The offer from the brothers' new company, M&C Saatchi, has been turned down by Cordiant, the renamed holding company which still owns the rights to the Saatchi & Saatchi brand, but Mr Saatchi is continuing his efforts to start talks.

Saatchi & Saatchi is the best known name in advertising, although companies seeking an ad agency are unlikely to be confused by the split between the firm and its founders.

The firing of Maurice and subsequent resignation of Charles came last year after a revolt by dissident American institutional shareholders. A six-month moratorium on poaching was agreed last May as part of an out- of-court settlement that saw Cordiant pay the brothers' legal bills.

It came too late to stop the defection of several key employees, and major accounts including BA, Silk Cut, Dixons, Mars and Mirror Group, part-owner of the Independent on Sunday.

M&C Saatchi was expected to start a new spate of client snatching after the agreement expired at the end of last month. The offer to extend the moratorium appears to indicate that the brothers do not have any major targets lined up, said Jennifer Laing, chairman of Saatchi & Saatchi Advertising, Cordiant's UK arm.

"Tim Bell [Maurice Saatchi's public relations adviser] approached me in November about this and there have been several approaches since," said Ms Laing. "He just said the brothers didn't like the M&C Saatchi name and wanted Saatchi & Saatchi back. But it's categorically and absolutely ours and there's no way we would sell it."

Asked to comment on the offer this weekend, Maurice Saatchi would only say: "We're delighted if they continue to use our name. It's free advertising in 50 countries."
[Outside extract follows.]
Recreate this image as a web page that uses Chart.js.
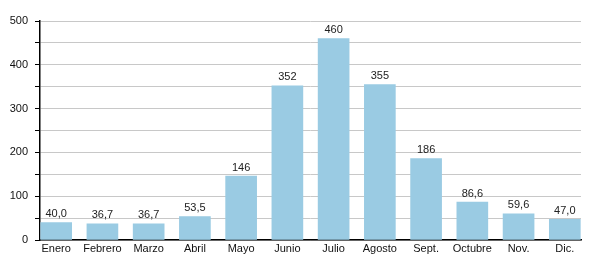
<!DOCTYPE html>
<html>
<head>
<meta charset="utf-8">
<script src="https://cdn.jsdelivr.net/npm/chart.js@4"></script>
<style>
  html, body { margin: 0; padding: 0; background: #fff; }
  #wrap { width: 600px; height: 280px; }
</style>
</head>
<body>
<div id="wrap"><canvas id="chart"></canvas></div>
<script>
// datos mensuales
const months = ["Enero", "Febrero", "Marzo", "Abril", "Mayo", "Junio", "Julio", "Agosto", "Sept.", "Octubre", "Nov.", "Dic."];
const values = [40.0, 36.7, 36.7, 53.5, 146, 352, 460, 355, 186, 86.6, 59.6, 47.0];
const valueLabels = ["40,0", "36,7", "36,7", "53,5", "146", "352", "460", "355", "186", "86,6", "59,6", "47,0"];

const FONT = "'Liberation Sans', Arial, sans-serif";

// etiquetas encima de cada barra
const barLabels = {
  id: "barLabels",
  afterDatasetsDraw(chart) {
    const ctx = chart.ctx;
    const meta = chart.getDatasetMeta(0);
    ctx.save();
    ctx.font = "11px " + FONT;
    ctx.fillStyle = "#222";
    ctx.textAlign = "center";
    ctx.textBaseline = "bottom";
    meta.data.forEach((bar, i) => {
      ctx.fillText(valueLabels[i], bar.x, bar.y - 3);
    });
    ctx.restore();
  }
};

new Chart(document.getElementById("chart"), {
  type: "bar",
  data: {
    datasets: [{
      data: values.map((v, i) => ({ x: i, y: v })),
      backgroundColor: "#9acbe3",
      barThickness: 31
    }]
  },
  options: {
    responsive: true,
    maintainAspectRatio: false,
    animation: false,
    layout: { padding: { top: 21, right: 19, left: 0, bottom: 0 } },
    plugins: { legend: { display: false }, tooltip: { enabled: false } },
    scales: {
      x: {
        type: "linear",
        bounds: "data",
        offset: false,
        min: -0.35,
        max: 11.35,
        afterBuildTicks: s => { s.ticks = months.map((m, i) => ({ value: i })); },
        afterFit: s => { s.height = 40; },
        grid: { display: false, drawTicks: false },
        border: { color: "#000", width: 1.5 },
        ticks: {
          autoSkip: false,
          maxRotation: 0,
          color: "#111",
          font: { family: FONT, size: 11 },
          padding: 2,
          callback: v => months[v] ?? ""
        }
      },
      y: {
        min: 0,
        max: 500,
        afterFit: s => { s.width = 40; },
        border: { color: "#000", width: 1.5 },
        grid: { color: "#c8c8c8", tickLength: 5, tickColor: "#000" },
        ticks: {
          stepSize: 50,
          color: "#111",
          font: { family: FONT, size: 11 },
          padding: 7,
          callback: v => (v % 100 === 0 ? v : "")
        }
      }
    }
  },
  plugins: [barLabels]
});
</script>
</body>
</html>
Although Saatchi & Saatchi Advertising lost some high-profile clients last year, it claims the total amount of billings that defected to M&C Saatchi was only pounds 90m, and that it has since picked up new business worth close to pounds 93m.

The increase came despite a dramatic cut in pitches to potential clients. Industry sources estimated that it spent about pounds 1m soliciting new business in 1994, but less than a quarter of that amount last year. Hewlett Packard, the US computer maker, is expected to open a new corporate account with Saatchi & Saatchi this month, with billings worth more than pounds 3.5m.

Adam Crozier, joint managing director of Saatchi & Saatchi Advertising, confirmed that the company had been concentrating its efforts on servicing existing clients, resulting in a five per cent increase in billings to pounds 308m. "It's far cheaper to get new business from existing clients, you do it just by being good," he said, adding that 13 new accounts had been opened by existing clients.

Rumours continue to circulate about M&C Saatchi poaching clients from Saatchi & Saatchi.Possible candidates include Dupont, General Mills and Toyota. The most recent report was that BT's corporate account was about to move, which the telephone company promptly denied. "Those that wanted to leave have already left," said Ms Laing.

Mr Crozier said most of the rumours of accounts switching from his firm have been proven false, and blamed M&C Saatchi for starting them. "We're dealing with a campaign of misinformation. People call us and say 'We heard from the other side that so-and-so was leaving,'" he said.

Although he admits the rumours hurt, Mr Crozier insisted that Cordiant's recent rights issue, which all but wiped out its debt, has reassured clients that the company is not in decline. Globally, Cordiant had billings of more than pounds 4bn last year.